Monday, April 19, 2004

Railing 

Back in the winter of 1989, I was one of the head instructors at the astronomy labs. Sundays and Mondays were my nights to dole out assignments and corral the students as they came in. My friend Brian and I both worked Sundays, so we would regularly carpool out to the lab site to save gas.

One Sunday, we needed to make some stops at the mall on the way to the labs. Brian picked my up in his truck, and we headed to the shopping anti-mecca a couple of hours before we needed to be at the lab. While hitting the necessary stops and avoiding most of the Sunday evening foot traffic, we bumped into another friend of mine, Melissa, who was wrapping up her set of errands. As it was getting dark and Brian and I still considered ourselves true gentlemen, we escorted Melissa out to her car. That was when we found it.

Walking down the aisle of autos, we witnessed an odd sight. Several drivers who were coming down the row started to pull into an empty parking space, stopped, backed out, and continued down the row past where we were walking. As they passed, we could see looks of frustration on their faces. This happened three or four times as we escorted Melissa to her vehicle, so we decided to check it out, as the seemingly empty space was just a few spaces past where Melissa had parked.

When we arrived at the spot, we were surprised to see a railing laying on its side in the middle of the parking space. It was your standard department store traffic flow type railing - chrome, three vertical posts about three feet tall connected to each other by two additional bars. The whole thing stretched 7 to 8 feet long. While Melissa gaped at the railing, Brian and I looked at each other, grinning. Brian said, "I'll get the truck."

That night, we introduced the railing to the astronomy lab. Brian and I set it up next to the instructors' desk in the front of the main lab waiting room, ostensibly to separate the throngs of excited lab students from the instructors. Though in the lab we referred to it as the 'cattle guard,' it served as more of a conversation piece than anything, as none of us were having to fight off mobs of fanatical students during the welcoming activities each night.

The railing served two good years in the lab. However, when I left the lab to work in greener pastures, the railing was bequeathed to me. I really think that the new wave of instructors just wanted to get it out of there, and since I was the only remaining instructor who'd had anything to do with its arrival (Brian had stopped teaching out there the year before) they figured I should be the one to remove it from the premises. So the railing began the second phase of its life with me.

Once I got it to the house I was renting at the time (which was no small feat in my small Mitsubishi hatchback), the railing took a place of honor along one of the walls in the living room. This large room measured 18 by 22 feet and had one long stretch of wall that spanned from the entryway to the hallway that led to the bedrooms. The railing stood proudly next to this spanse of wood paneling. It served as a conversation piece every time someone new came to the house for a get-together.

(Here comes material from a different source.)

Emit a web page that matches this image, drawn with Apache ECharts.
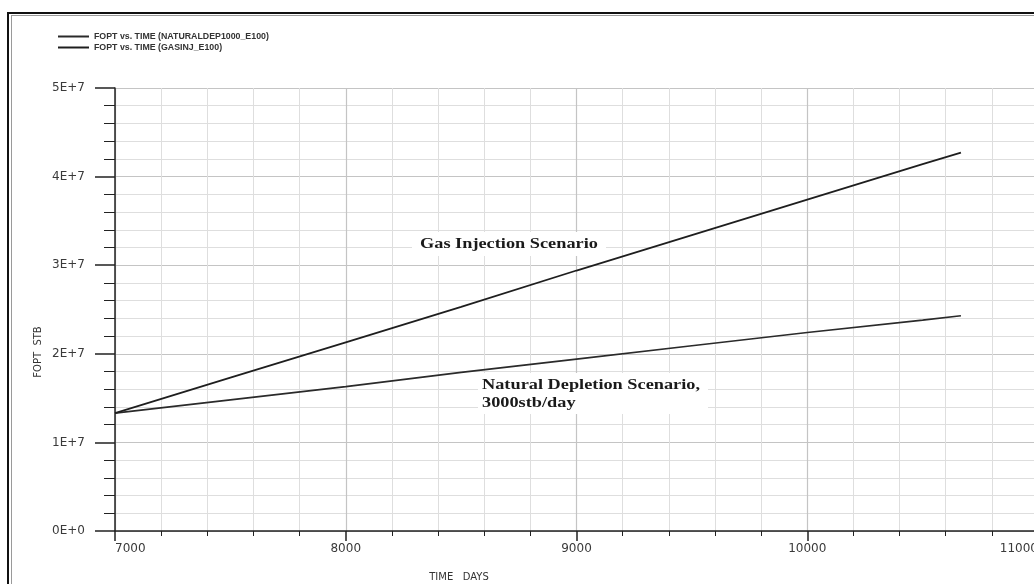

Unfortunately, I never was able to put the railing to the use I intended at that house. I maintained a lookout for a very large poster of the Grand Canyon - one that would completely fill the wall behind the railing. I had hoped to find this poster or wall hanging and place it such that when you looked at the wall from the living room, the raining would help protect viewer from falling into the canyon. Alas, that never came to be.

When I moved from that house to the first house my wife and I shared, the railing came with us. In this house, it occupied a position directly behind one of the sofas we had in our living room. This house did not have an expanse of wall where the railing could protect visitors from a nasty fate, but I kept it out in honor of its legacy. Three years later, the railing came with us when we moved to our second house. Alas, the railing maintained a position in the garage during our tenure in this house.

Ultimately, we discarded the railing when we left that house. While I was saddened to see it go where it was ultimately headed when we rescued it from the mall parking lot, I am pleased to know that I helped to extend its life an additional 8 years. I am proud to say that I helped give that railing a useful purpose as well as loving and tender care after it had been abandoned in that parking lot, given up like an unwanted pet left in the country. But I still fondly remember the good times we had with that railing. I sincerely believe it has now gone on to a better place where it can stand proudly alongside its ancestors and peers. I hope that when my time comes and I am standing in line waiting to enter the Pearly Gates, I will recognize my railing as it serves to keep me in the correct queue. And I expect that my railing will be pleased to see me as well, when we can once again be reunited in the afterlife.